Later steps in the process he mentioned include selecting construction managers, design, site development and determination and guaranteed maximum price and permitting.

That to-do list will be followed by construction, he said, which will take “the longest chunk of time.”

While the district is still early in the process, Penca estimated that Marshall’s replacement would be completed in time for the start of the 2025 school year — with Kinsey’s new building finishing in 2026, if all goes to plan.

The district is also developing a timeline for sales on the recently passed bond. Property assessment estimates are now higher than when the voter information pamphlet was published in June — which Penca said is “good news” for the district, potentially allowing it to speed up the process or change the amounts while still honoring the tax impact advertised to voters.

“We’re trying to make sure we have the funds needed, maintain our commitment to district voters, and also deliver these projects and also stay ahead of escalating costs,” he said. “We can predict each year we delay building the school it’s probably going to cost us about a million more to build it because of the increases in labor costs or material costs.”

He added: “We’re watching what interest rates are doing. There’s all these variables but we’re really grateful and excited that were even at this opportunity with this authorization of the voters. Tonight is just that first step.”

Member Anne Dunno said she would like to include a public engagement process in the development of the plans for both schools, citing questions she was getting about potential relocation at both locations from community members.

“I think it’s really important that between the district and the technical support of this architecture and engineering firm to have a really good public outreach into the community, with the school community and the neighbors to these schools to have input into where these schools end up ,” she said. “We get great support from our community, and I think that we really want this to be a very open and transparent decision-making process by the district.”

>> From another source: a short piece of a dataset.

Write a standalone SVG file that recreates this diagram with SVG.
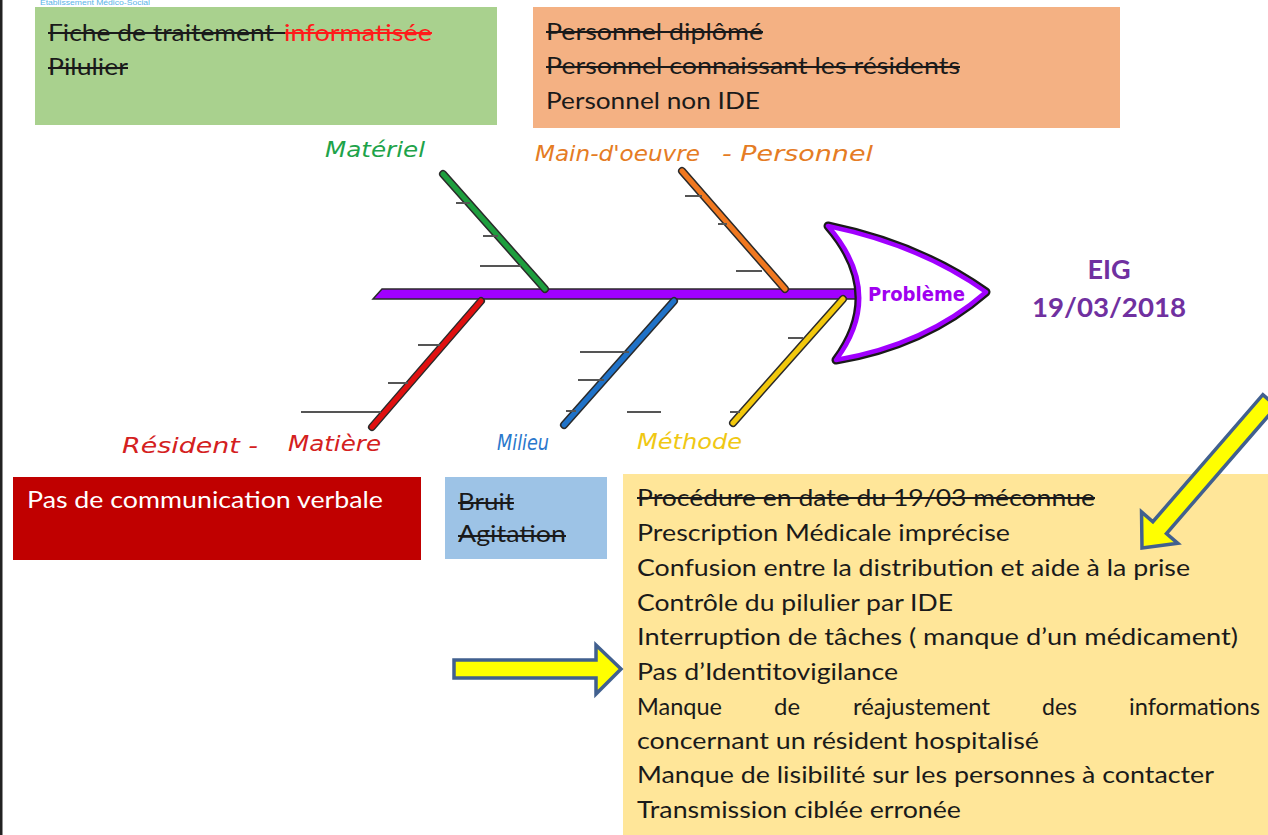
<svg xmlns="http://www.w3.org/2000/svg" width="1268" height="835" viewBox="0 0 1268 835">
<style>
.t{font-family:Lato,"Liberation Sans",sans-serif;font-size:23.5px;fill:#1a1a1a}
.hw{font-family:"DejaVu Sans","Liberation Sans",sans-serif;font-style:italic;font-size:22px}
.st{stroke:#1a1a1a;stroke-width:1.8}
.tick{stroke:#555;stroke-width:2}
.bo{stroke:#2a2a2a;stroke-width:8;stroke-linecap:round}
.bi{stroke-width:5;stroke-linecap:round}
.ar{fill:#ffff00;stroke:#41608f;stroke-width:3.5;stroke-linejoin:miter}
.eig{font-family:Lato,"Liberation Sans",sans-serif;font-weight:bold;font-size:27px;fill:#7030a0;text-anchor:middle}
</style>
<rect x="0" y="0" width="2.5" height="835" fill="#222"/>
<text x="40" y="5" font-family="Liberation Sans,sans-serif" font-size="7" fill="#5ab4e8" textLength="110" lengthAdjust="spacingAndGlyphs">Établissement Médico-Social</text>

<g id="box-materiel">
<rect x="35" y="7" width="462" height="118" fill="#a9d18e"/>
<text class="t" x="48" y="41" textLength="226" lengthAdjust="spacingAndGlyphs">Fiche de traitement</text>
<text class="t" x="284" y="41" style="fill:#ff1a1a" textLength="148" lengthAdjust="spacingAndGlyphs">informatisée</text>
<line class="st" x1="48" y1="33" x2="285" y2="33"/>
<line x1="285" y1="33" x2="432" y2="33" stroke="#ff1a1a" stroke-width="1.8"/>
<text class="t" x="48" y="75" textLength="80" lengthAdjust="spacingAndGlyphs">Pilulier</text>
<line class="st" x1="48" y1="68" x2="128" y2="68"/>
</g>

<g id="box-personnel">
<rect x="533" y="7" width="587" height="121" fill="#f4b183"/>
<text class="t" x="546" y="40" textLength="217" lengthAdjust="spacingAndGlyphs">Personnel diplômé</text>
<line class="st" x1="546" y1="32" x2="763" y2="32"/>
<text class="t" x="546" y="74" textLength="414" lengthAdjust="spacingAndGlyphs">Personnel connaissant les résidents</text>
<line class="st" x1="546" y1="67" x2="960" y2="67"/>
<text class="t" x="546" y="109" textLength="214" lengthAdjust="spacingAndGlyphs">Personnel non IDE</text>
</g>

<g id="connectors">
<polygon points="373,299 382,289 862,289 862,299" fill="#a100ff" stroke="#2a2a2a" stroke-width="1.5"/>
<line class="bo" x1="443" y1="174" x2="545" y2="289"/>
<line class="bi" x1="443" y1="174" x2="545" y2="289" stroke="#1e9e3e"/>
<line class="bo" x1="682" y1="171" x2="785" y2="289"/>
<line class="bi" x1="682" y1="171" x2="785" y2="289" stroke="#f07820"/>
<line class="bo" x1="481" y1="301" x2="372" y2="427"/>
<line class="bi" x1="481" y1="301" x2="372" y2="427" stroke="#e01010"/>
<line class="bo" x1="674" y1="301" x2="564" y2="425"/>
<line class="bi" x1="674" y1="301" x2="564" y2="425" stroke="#1f72c8"/>
<line class="bo" x1="843" y1="299" x2="733" y2="423"/>
<line class="bi" x1="843" y1="299" x2="733" y2="423" stroke="#f2c80c"/>
<line class="tick" x1="456" y1="203" x2="470" y2="203"/>
<line class="tick" x1="483" y1="236" x2="498" y2="236"/>
<line class="tick" x1="480" y1="266" x2="521" y2="266"/>
<line class="tick" x1="685" y1="196" x2="702" y2="196"/>
<line class="tick" x1="718" y1="224" x2="727" y2="224"/>
<line class="tick" x1="736" y1="271" x2="762" y2="271"/>
<line class="tick" x1="418" y1="345" x2="440" y2="345"/>
<line class="tick" x1="388" y1="383" x2="408" y2="383"/>
<line class="tick" x1="301" y1="412" x2="381" y2="412"/>
<line class="tick" x1="580" y1="352" x2="629" y2="352"/>
<line class="tick" x1="578" y1="380" x2="604" y2="380"/>
<line class="tick" x1="566" y1="411" x2="576" y2="411"/>
<line class="tick" x1="627" y1="412" x2="661" y2="412"/>
<line class="tick" x1="788" y1="338" x2="803" y2="338"/>
<line class="tick" x1="730" y1="412" x2="740" y2="412"/>
</g>

<g id="head">
<path d="M828,226 Q920,245 986,292 Q925,345 836,360 Q886,293 828,226 Z" fill="#fff" stroke="#1a1a1a" stroke-width="9" stroke-linejoin="round"/>
<path d="M828,226 Q920,245 986,292 Q925,345 836,360 Q886,293 828,226 Z" fill="#fff" stroke="#a100ff" stroke-width="4.5" stroke-linejoin="round"/>
<text x="868" y="301" font-family="DejaVu Sans,sans-serif" font-weight="bold" font-size="20" fill="#a000f0" textLength="97" lengthAdjust="spacingAndGlyphs">Problème</text>
</g>

<g id="label-materiel"><text class="hw" x="325" y="157" fill="#1ea34a" textLength="100" lengthAdjust="spacingAndGlyphs">Matériel</text></g>
<g id="label-personnel">
<text class="hw" x="535" y="161" fill="#e57c24" textLength="165" lengthAdjust="spacingAndGlyphs">Main-d'oeuvre</text>
<text class="hw" x="722" y="161" fill="#e57c24" textLength="151" lengthAdjust="spacingAndGlyphs">- Personnel</text>
</g>
<g id="label-resident">
<text class="hw" x="122" y="453" fill="#d42020" textLength="136" lengthAdjust="spacingAndGlyphs">Résident -</text>
<text class="hw" x="288" y="451" fill="#d42020" textLength="93" lengthAdjust="spacingAndGlyphs">Matière</text>
</g>
<g id="label-milieu"><text class="hw" x="497" y="450" fill="#2a78cc" textLength="52" lengthAdjust="spacingAndGlyphs">Milieu</text></g>
<g id="label-methode"><text class="hw" x="637" y="449" fill="#f0c814" textLength="105" lengthAdjust="spacingAndGlyphs">Méthode</text></g>

<g id="eig">
<text class="eig" x="1109" y="279">EIG</text>
<text class="eig" x="1109" y="317" textLength="154" lengthAdjust="spacingAndGlyphs">19/03/2018</text>
</g>

<g id="box-resident">
<rect x="13" y="477" width="408" height="83" fill="#c00000"/>
<text class="t" x="27" y="508" style="fill:#fff" textLength="356" lengthAdjust="spacingAndGlyphs">Pas de communication verbale</text>
</g>

<g id="box-milieu">
<rect x="445" y="477" width="162" height="82" fill="#9dc3e6"/>
<text class="t" x="458" y="510" textLength="56" lengthAdjust="spacingAndGlyphs">Bruit</text>
<line class="st" x1="458" y1="503" x2="514" y2="503"/>
<text class="t" x="458" y="542" textLength="108" lengthAdjust="spacingAndGlyphs">Agitation</text>
<line class="st" x1="458" y1="536" x2="566" y2="536"/>
</g>

<g id="box-methode">
<rect x="623" y="474" width="645" height="361" fill="#ffe699"/>
<text class="t" x="637" y="506" textLength="458" lengthAdjust="spacingAndGlyphs">Procédure en date du 19/03 méconnue</text>
<line class="st" x1="637" y1="498" x2="1095" y2="498"/>
<text class="t" x="637" y="541" textLength="373" lengthAdjust="spacingAndGlyphs">Prescription Médicale imprécise</text>
<text class="t" x="637" y="576" textLength="553" lengthAdjust="spacingAndGlyphs">Confusion entre la distribution et aide à la prise</text>
<text class="t" x="637" y="611" textLength="316" lengthAdjust="spacingAndGlyphs">Contrôle du pilulier par IDE</text>
<text class="t" x="637" y="645" textLength="601" lengthAdjust="spacingAndGlyphs">Interruption de tâches ( manque d’un médicament)</text>
<text class="t" x="637" y="680" textLength="261" lengthAdjust="spacingAndGlyphs">Pas d’Identitovigilance</text>
<text class="t" x="637" y="715" textLength="85" lengthAdjust="spacingAndGlyphs">Manque</text>
<text class="t" x="774" y="715" textLength="26" lengthAdjust="spacingAndGlyphs">de</text>
<text class="t" x="853" y="715" textLength="137" lengthAdjust="spacingAndGlyphs">réajustement</text>
<text class="t" x="1042" y="715" textLength="35" lengthAdjust="spacingAndGlyphs">des</text>
<text class="t" x="1129" y="715" textLength="131" lengthAdjust="spacingAndGlyphs">informations</text>
<text class="t" x="637" y="749" textLength="402" lengthAdjust="spacingAndGlyphs">concernant un résident hospitalisé</text>
<text class="t" x="637" y="783" textLength="577" lengthAdjust="spacingAndGlyphs">Manque de lisibilité sur les personnes à contacter</text>
<text class="t" x="637" y="818" textLength="324" lengthAdjust="spacingAndGlyphs">Transmission ciblée erronée</text>
</g>

<g id="arrows">
<polygon class="ar" points="621,669 596,645 596,660 454,660 454,678 596,678 596,694"/>
<polygon class="ar" transform="translate(1142,548) rotate(130.9)" points="0,0 -27,24 -27,9 -195,9 -195,-9 -27,-9 -27,-24"/>
</g>
</svg>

She continued: “Where these schools end up and invest in these schools, it changes and it really builds neighborhoods and reinforces neighborhoods. [It’s] an important decision about where each of these schools, whether they’re going to be moved or whether they stay. So honoring that feedback is so important.”

Penca said community input had always been intended as part of the process. FUSD had taken similar steps when developing Killip’s designs, he said as an example.

“I know that was something we all valued and are proud of the way that school turned out, because of that stakeholder engagement upfront,” he said. “So for us, that was sort of an assumed given.”

Public engagement was added in the edits to the RFQ that was approved at Friday’s meeting.

Accommodating this sort of the process is part of the reason for staggering the openings, he said.

The district would also need to take additional steps should it decide on relocation. For example, it would need to acquire land to move Kinsey and make decisions about the existing sites might need voter input.

“There’s all kinds of steps there and that’s why that timeline got staggered, but also trying to maximize to deliver on one of the big projects within those first couple years,” he said.

A recording of both meetings is available at vimeo.com/fusd1. Discussion of the project begins around three hours into the Tuesday meeting.